Das zeigt aber auch, wie nah Staatsgründung und Krieg zusammenhängen – bis heute. Israel hat zahlreiche Kriege und Terrorattacken durchlebt. Mit 18 Jahren muss hier jeder seinen Armeedienst absolvieren, Frauen zwei, Männer drei Jahre. Israelis wachsen damit auf, dass sie ihr Land verteidigen müssen und einige dafür ihr Leben lassen. Orly Gal leitet die Organisation Natal, die sich um Kriegs- und Terroropfer kümmert. Sie weiß, dass das ganze Land betroffen ist:
"We really feel like this country traumatized. I can say that I live in the south. In the last 10 years we have missiles. Now it is not a normal life to go to the shelter when you have a siren. And you never know when it will happen. So this country is really different. Everybody of us is going to the army. My brother, my father, my son, my daughter, everyone will go to the army. And then if we lose someone – to live with it – it is a very complicated life. But this is part of our life. And it was from the beginning when Israel was born and you can see that all of us decide to live here because it is really a special place, a unique one."
"Wir fühlen, dass das Land traumatisiert ist. Ich lebe im Süden, seit zehn Jahre leben wir mit Raketen. Es ist kein normales Leben, wenn du in den Bunker gehen musst, wenn die Sirenen ertönen. Und du nie weißt, wann es passiert. Dieses Land ist wirklich anders. Jeder von uns muss in die Armee, mein Bruder, mein Vater, mein Sohn, meine Tochter – alle. Und wenn du jemanden verlierst und damit leben musst – es ist schwierig. Aber es ist Teil unseres Lebens. Und so ist es seit der Staatsgründung. Wir alle haben uns entscheiden, hier zu leben, weil es ein besonderer Ort ist."
"Traurig sein und gleichzeitig weiterleben"
Die beiden Tage, der Tag der Trauer um die Opfer und der Tag der Feierlichkeiten zur Staatsgründung, sind deshalb eng verknüpft. Während tagsüber noch die Sirenen zum Gedenken an die Opfer erklingen, beginnen abends bereits die Partys und Feste mit blauweißen Fahnen und einem Feuerwerk.
"All this years we got used to it that the sadness and all the mourning that we are doing on this special day of the memorial on the in the evening we are looking for the future, to the happiness to the country that we built and we really believe in it. The reason is that you need to learn to be sad but also to continue to live."
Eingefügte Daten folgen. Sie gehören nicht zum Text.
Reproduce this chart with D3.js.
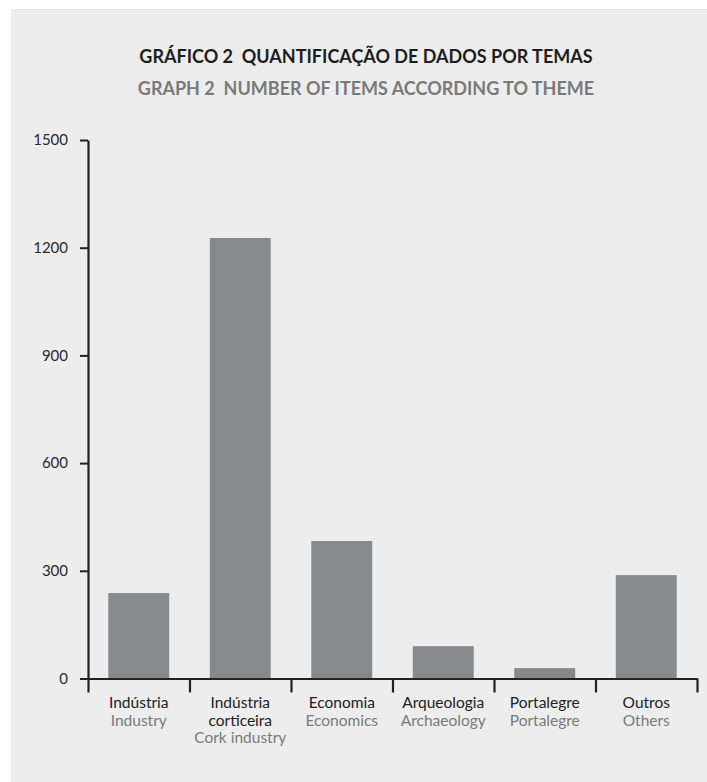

"All die Jahre haben wir uns daran gewöhnt, dass wir am Gedenktag trauern und am Abend mit Beginn des Unabhängigkeitstages in die Zukunft schauen, glücklich sind über dieses Land, das wir aufgebaut haben und an das wir glauben. Der Grund ist, dass wir lernen müssen, traurig zu sein und gleichzeitig weiterzuleben."